REPUBLIKA.CO.ID, JAKARTA -- Sebelum memberlakukan praktik hukum kebiri, pemerintah harusnya mempertimbangkan aspek filosofis, yuridis, dan sosiologis.
Dalam membuat sebuah peraturan, tiga hal tersebut minimal harus diperhitungkan agar pelaksanaannya tidak bertabrakan dengan aspek-aspek yang ada di masyarakat Indonesia.
“Kalau membuat peraturan jangan hanya sekadar nyontek negara lain harus ada landasannya. Kalau cocok ya tidak apa-apa. Nah kalau tidak, apa jaminannya ini bisa berjalan baik,” ucap Ketua Komisi VIII DPR RI dari Fraksi PAN, Saleh Partaonan Daulay kepada Republika.co.id,” Kamis (22/10).

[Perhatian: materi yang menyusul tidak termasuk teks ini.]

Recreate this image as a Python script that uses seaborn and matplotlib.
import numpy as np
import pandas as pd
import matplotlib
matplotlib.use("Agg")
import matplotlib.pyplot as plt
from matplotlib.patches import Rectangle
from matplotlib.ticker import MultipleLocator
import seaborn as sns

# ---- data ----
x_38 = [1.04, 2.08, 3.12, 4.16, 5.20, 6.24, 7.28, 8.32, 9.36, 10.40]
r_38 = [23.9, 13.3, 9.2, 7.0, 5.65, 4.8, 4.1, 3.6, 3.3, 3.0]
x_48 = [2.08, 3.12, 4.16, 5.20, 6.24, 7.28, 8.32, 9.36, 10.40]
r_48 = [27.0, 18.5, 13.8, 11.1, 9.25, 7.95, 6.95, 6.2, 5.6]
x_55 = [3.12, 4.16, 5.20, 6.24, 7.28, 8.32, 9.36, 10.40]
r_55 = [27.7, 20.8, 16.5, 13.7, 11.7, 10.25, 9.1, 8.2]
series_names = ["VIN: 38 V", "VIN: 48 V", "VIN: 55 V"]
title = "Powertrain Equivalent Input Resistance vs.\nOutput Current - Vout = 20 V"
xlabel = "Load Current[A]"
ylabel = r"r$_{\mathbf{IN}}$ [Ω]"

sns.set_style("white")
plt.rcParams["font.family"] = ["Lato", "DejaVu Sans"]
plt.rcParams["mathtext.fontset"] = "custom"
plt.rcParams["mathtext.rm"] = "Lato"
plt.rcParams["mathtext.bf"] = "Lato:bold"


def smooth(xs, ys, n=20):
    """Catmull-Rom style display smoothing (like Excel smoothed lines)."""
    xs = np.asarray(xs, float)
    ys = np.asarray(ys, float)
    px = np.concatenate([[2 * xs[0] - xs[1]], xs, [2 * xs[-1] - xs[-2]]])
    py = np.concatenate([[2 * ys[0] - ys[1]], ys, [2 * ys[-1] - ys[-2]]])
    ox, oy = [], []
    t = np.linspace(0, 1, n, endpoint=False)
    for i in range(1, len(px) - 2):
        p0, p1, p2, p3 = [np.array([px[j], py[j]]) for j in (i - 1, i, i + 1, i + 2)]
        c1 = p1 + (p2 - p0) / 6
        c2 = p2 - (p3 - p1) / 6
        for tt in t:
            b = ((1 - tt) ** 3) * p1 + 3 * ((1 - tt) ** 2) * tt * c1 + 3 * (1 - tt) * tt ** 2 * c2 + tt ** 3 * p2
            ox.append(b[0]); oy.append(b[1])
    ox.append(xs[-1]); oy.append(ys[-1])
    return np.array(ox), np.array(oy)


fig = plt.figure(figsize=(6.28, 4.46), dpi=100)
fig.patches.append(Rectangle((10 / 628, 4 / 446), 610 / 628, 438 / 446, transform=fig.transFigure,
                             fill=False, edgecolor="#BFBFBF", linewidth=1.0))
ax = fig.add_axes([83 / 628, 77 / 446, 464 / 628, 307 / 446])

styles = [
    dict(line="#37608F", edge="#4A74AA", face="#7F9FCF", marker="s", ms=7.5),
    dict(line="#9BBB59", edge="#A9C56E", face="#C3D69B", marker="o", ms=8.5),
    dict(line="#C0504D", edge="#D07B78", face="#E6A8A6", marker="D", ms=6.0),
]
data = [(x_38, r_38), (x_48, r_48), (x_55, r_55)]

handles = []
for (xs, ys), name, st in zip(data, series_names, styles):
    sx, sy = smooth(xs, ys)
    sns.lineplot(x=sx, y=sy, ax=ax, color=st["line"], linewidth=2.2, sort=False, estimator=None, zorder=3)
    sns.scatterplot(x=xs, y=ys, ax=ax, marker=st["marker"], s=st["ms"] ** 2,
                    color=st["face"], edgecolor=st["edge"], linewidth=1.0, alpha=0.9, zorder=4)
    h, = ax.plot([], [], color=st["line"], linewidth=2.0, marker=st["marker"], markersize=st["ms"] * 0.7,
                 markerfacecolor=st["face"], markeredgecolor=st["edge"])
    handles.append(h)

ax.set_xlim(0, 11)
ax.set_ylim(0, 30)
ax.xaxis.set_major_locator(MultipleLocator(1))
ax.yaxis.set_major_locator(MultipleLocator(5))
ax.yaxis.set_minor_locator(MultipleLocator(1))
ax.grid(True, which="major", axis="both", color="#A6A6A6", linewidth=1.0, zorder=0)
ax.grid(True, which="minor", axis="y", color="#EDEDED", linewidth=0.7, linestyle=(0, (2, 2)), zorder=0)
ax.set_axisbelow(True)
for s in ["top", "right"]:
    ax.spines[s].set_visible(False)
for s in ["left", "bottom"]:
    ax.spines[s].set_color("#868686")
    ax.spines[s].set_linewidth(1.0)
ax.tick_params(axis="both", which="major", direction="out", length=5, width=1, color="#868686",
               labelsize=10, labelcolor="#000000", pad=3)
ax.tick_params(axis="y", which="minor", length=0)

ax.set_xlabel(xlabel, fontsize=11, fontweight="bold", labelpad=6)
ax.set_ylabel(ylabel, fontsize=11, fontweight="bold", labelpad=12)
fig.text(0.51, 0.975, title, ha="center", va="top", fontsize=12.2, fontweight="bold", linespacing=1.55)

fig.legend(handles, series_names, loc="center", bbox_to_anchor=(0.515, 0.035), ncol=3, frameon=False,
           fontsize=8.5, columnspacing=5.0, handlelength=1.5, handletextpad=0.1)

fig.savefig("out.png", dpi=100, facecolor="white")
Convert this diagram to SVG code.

Amerika Serikat (AS) sudah menerapkan hukuman kebiri. Hanya saja kebiri yang dilakukan negeri Paman Sam tersebut tidak bertujuan menghilangkan libido seksual, melainkan hanya untuk menguranginya saja. Lagi pula sebelum hukuman itu dilakukan, pemerintah setempat menanyakan lebih dulu ke terdakwa apakah bersedia dihukum kebiri atau tidak.
Jika seseorang sudah diputus hasrat seksualnya, nanti setelah kembali ke masyarakat bukan berarti tidak mungkin terganggu psikologinya.
“Bisa jadi orang tersebut malah melakukan tindakan lain yang lebih keji seperti mengurung atau menyiksa fisik si anak,” kata dia.
Saleh yakin pelaku kekerasan seksual pada anak adalah orang-orang ‘sakit’, yang terganggu psikologisnya. Menurut dia, ada alternatif lain yang lebih tepat daripada kebiri yakni memberikan bimbingan konseling khusus pada pelaku kekerasan seksual anak.
“Karena dari sisi psikis, penyakit ini bisa disembuhkan lewat terapi,” ujarnya. Apabila perpu kebiri keluar, Saleh menilai pemerintah dalam melakukan perlindungan terhadap anak hanya mengedepankan aspek responsif dan bukan komprehensif.